When Carrey puts on the mask, his character becomes a Tex Avery cartoon run amok, a green-complected, zoot-suited, mambo-dancing Tasmanian devil. His eyes bug out of his head, his tongue rolls out like a carpet, and he bounces around a room like a ricocheting bullet. Love him or hate him -- and he has his detractors A Carrey is a gifted physical comedian. And the sorcerers at ILM build upon and augment those gifts so skillfully that you're never sure where the real Carrey ends and the animation begins. The combined result is a manic, over-the-top screwball performance worthy of the Nutty Professor himself.

As was the case in The Nutty Professor and other Lewis classics (does anyone out there remember The Family Jewels, in which he had seven different parts?), things slow down drastically when Carrey plays it straight. Sure, he's got a certain likable guy-next-door charm when he isn't contorting his face like putty (as did Lewis). But no one went to Ace Ventura because Carrey was being touted as Brando's heir. They went to see him riff, and he obliged them in spades. The same can be said for The Mask.

Carrey-as-cartoon is not The Mask's only asset. Ben Stein deadpans drolly, and the movie's final act belongs to a scene-stealing terrier. But if you have a low tolerance (or no tolerance) for Carrey's brand of slapstick, forget it. Carrey vamps his way through 70 percent of the movie; with the exception of Stein's cameo and the dog's antics, the rest is unwatchable.

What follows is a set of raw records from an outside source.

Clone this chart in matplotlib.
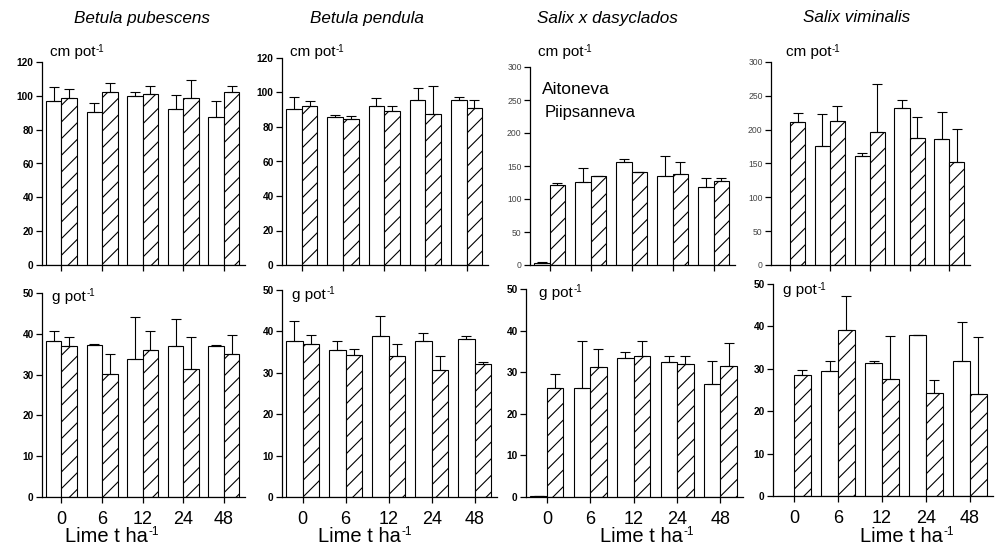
import numpy as np
import matplotlib
matplotlib.use('Agg')
import matplotlib.pyplot as plt

plt.rcParams['font.family'] = ['Liberation Sans', 'DejaVu Sans']
plt.rcParams['hatch.linewidth'] = 0.8

lime = ['0', '6', '12', '24', '48']
species = ['Betula pubescens', 'Betula pendula', 'Salix x dasyclados', 'Salix viminalis']

# shoot length, cm pot-1 (Aitoneva = open, Piipsanneva = hatched)
cm_aito = [[97, 90.6, 99.7, 92.4, 87.3],
           [90.4, 85.7, 91.9, 95.4, 95.4],
           [3.5, 126.5, 155.5, 134.5, 118.5],
           [0, 175.6, 160.8, 232, 186]]
cm_aito_err = [[8, 5.4, 2.3, 8.1, 9.7],
               [7, 1.2, 4.9, 7.2, 2],
               [1, 20, 5, 31, 13],
               [0, 47.2, 5, 12.5, 39.8]]
cm_piip = [[98.5, 102.5, 101, 98.5, 102.5],
           [91.9, 84.6, 89, 87.7, 91],
           [120.5, 135, 140.5, 138.5, 128],
           [211.5, 213, 196.8, 188.4, 152.5]]
cm_piip_err = [[5.5, 4.9, 5, 10.9, 3.5],
               [2.9, 1.5, 3.3, 15.8, 4.8],
               [4.5, 0.5, 1, 17, 4],
               [13.5, 22, 70.2, 29.6, 49.2]]

# dry mass, g pot-1
g_aito = [[38.3, 37.2, 33.9, 36.9, 37.1],
          [37.8, 35.6, 39.0, 37.6, 38.2],
          [0.2, 26.2, 33.3, 32.5, 27.2],
          [0, 29.5, 31.3, 37.9, 31.9]]
g_aito_err = [[2.3, 0.4, 10.2, 6.7, 0.1],
              [4.7, 2.0, 4.6, 2.0, 0.7],
              [0, 11.4, 1.5, 1.5, 5.5],
              [0, 2.3, 0.5, 0, 9.1]]
g_piip = [[37, 30.1, 36, 31.4, 35],
          [37.0, 34.3, 34.1, 30.7, 32.1],
          [26.2, 31.3, 33.8, 31.9, 31.6],
          [28.5, 39.1, 27.6, 24.4, 24.0]]
g_piip_err = [[2.3, 5, 4.6, 7.7, 4.8],
              [2.1, 1.4, 2.9, 3.3, 0.5],
              [3.3, 4.2, 3.8, 1.9, 5.5],
              [1.3, 8.1, 10.2, 3.0, 13.4]]

W, H = 1003, 551
# axes boxes in pixels: left, right, top, bottom(zero)
top_boxes = [(42, 245, 62, 265), (282, 488, 58, 265), (530, 735, 67, 265), (771, 970, 62, 265)]
bot_boxes = [(42, 245, 293, 497), (282, 497, 290, 497), (526, 743, 289, 497), (773, 993, 284, 496)]
title_x = [142, 367, 607, 857]
cm_lab = [(50, 52), (290, 52), (538, 52), (786, 52)]
g_lab = [(52, 297), (292, 295), (539, 293), (783, 290)]
xlab_x = [65, 318, 600, 860]

fig = plt.figure(figsize=(W / 100, H / 100), dpi=100)
renderer = fig.canvas.get_renderer()


def add_ax(box):
    l, r, t, b = box
    return fig.add_axes([l / W, 1 - b / H, (r - l) / W, (b - t) / H])


def sup_text(x, y, base, size, ssize):
    t = fig.text(x / W, 1 - y / H, base, fontsize=size, ha='left', va='center')
    bb = t.get_window_extent(renderer)
    fig.text((bb.x1 + 0.5) / W, (bb.y1 + 1.5) / H, '-1', fontsize=ssize,
             ha='left', va='top')


def draw(ax, a, ae, p, pe, ymax, step, bold):
    x = np.arange(len(lime))
    w = 0.38
    a = np.array(a, float)
    p = np.array(p, float)
    ax.bar(x - w / 2, a, w, color='white', edgecolor='black', linewidth=0.8)
    ax.bar(x + w / 2, p, w, color='white', edgecolor='black', linewidth=0.8, hatch='//')
    m = a > 0
    ax.errorbar((x - w / 2)[m], a[m], yerr=[np.zeros(m.sum()), np.array(ae)[m]],
                fmt='none', ecolor='black', elinewidth=0.8, capsize=3.5, capthick=0.8)
    ax.errorbar(x + w / 2, p, yerr=[np.zeros(len(p)), pe],
                fmt='none', ecolor='black', elinewidth=0.8, capsize=3.5, capthick=0.8)
    ax.set_xlim(-0.48, 4.52)
    ax.set_ylim(0, ymax)
    ax.set_yticks(np.arange(0, ymax + 1, step))
    ax.set_xticks(x)
    for s in ['top', 'right']:
        ax.spines[s].set_visible(False)
    for s in ['left', 'bottom']:
        ax.spines[s].set_linewidth(0.9)
    ax.tick_params(axis='both', direction='out', length=4, width=0.9)
    if bold:
        ax.tick_params(axis='y', labelsize=7.3, pad=2)
        for t in ax.get_yticklabels():
            t.set_fontweight('bold')
    else:
        ax.tick_params(axis='y', labelsize=6.2, pad=2, labelcolor='#444444')


for i in range(4):
    ax = add_ax(top_boxes[i])
    ymax = 120 if i < 2 else 300
    step = 20 if i < 2 else 50
    draw(ax, cm_aito[i], cm_aito_err[i], cm_piip[i], cm_piip_err[i], ymax, step, i < 2)
    ax.set_xticklabels([])
    fig.text(title_x[i] / W, 1 - 18 / H, species[i], fontsize=12.3, style='italic',
             ha='center', va='center')
    sup_text(cm_lab[i][0], cm_lab[i][1], 'cm pot', 11, 7)

    ax = add_ax(bot_boxes[i])
    draw(ax, g_aito[i], g_aito_err[i], g_piip[i], g_piip_err[i], 50, 10, True)
    ax.set_xticklabels(lime, fontsize=13)
    ax.tick_params(axis='x', pad=6)
    sup_text(g_lab[i][0], g_lab[i][1], 'g pot', 11, 7)
    sup_text(xlab_x[i], 537, 'Lime t ha', 14.5, 8.5)

fig.text(542 / W, 1 - 90 / H, 'Aitoneva', fontsize=12.5, ha='left', va='center')
fig.text(545 / W, 1 - 112 / H, 'Piipsanneva', fontsize=12, ha='left', va='center')

fig.savefig('out.png', dpi=100)
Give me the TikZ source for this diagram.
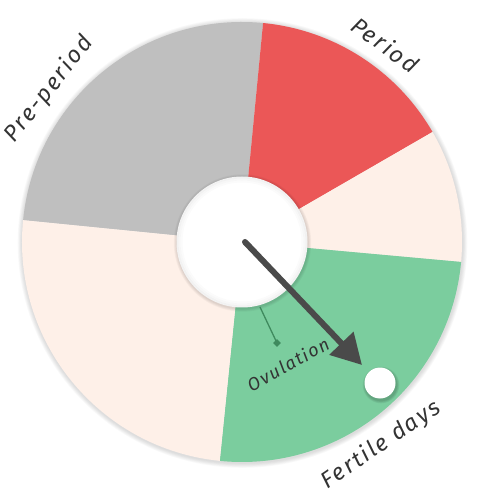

How stupid is too stupid? The Mask couldn't care less. The movie is every bit as witless as it appears to be in its promotional trailer -- even dumber than the Naked Gun series, and that's saying something. If your idea of comedy is The Philadelphia Story, or if you view film only as a medium for thoughtful artistic expression, save your money. Woody Allen should be releasing something soon. In the meantime, those who want to have a little fun should try on The Mask.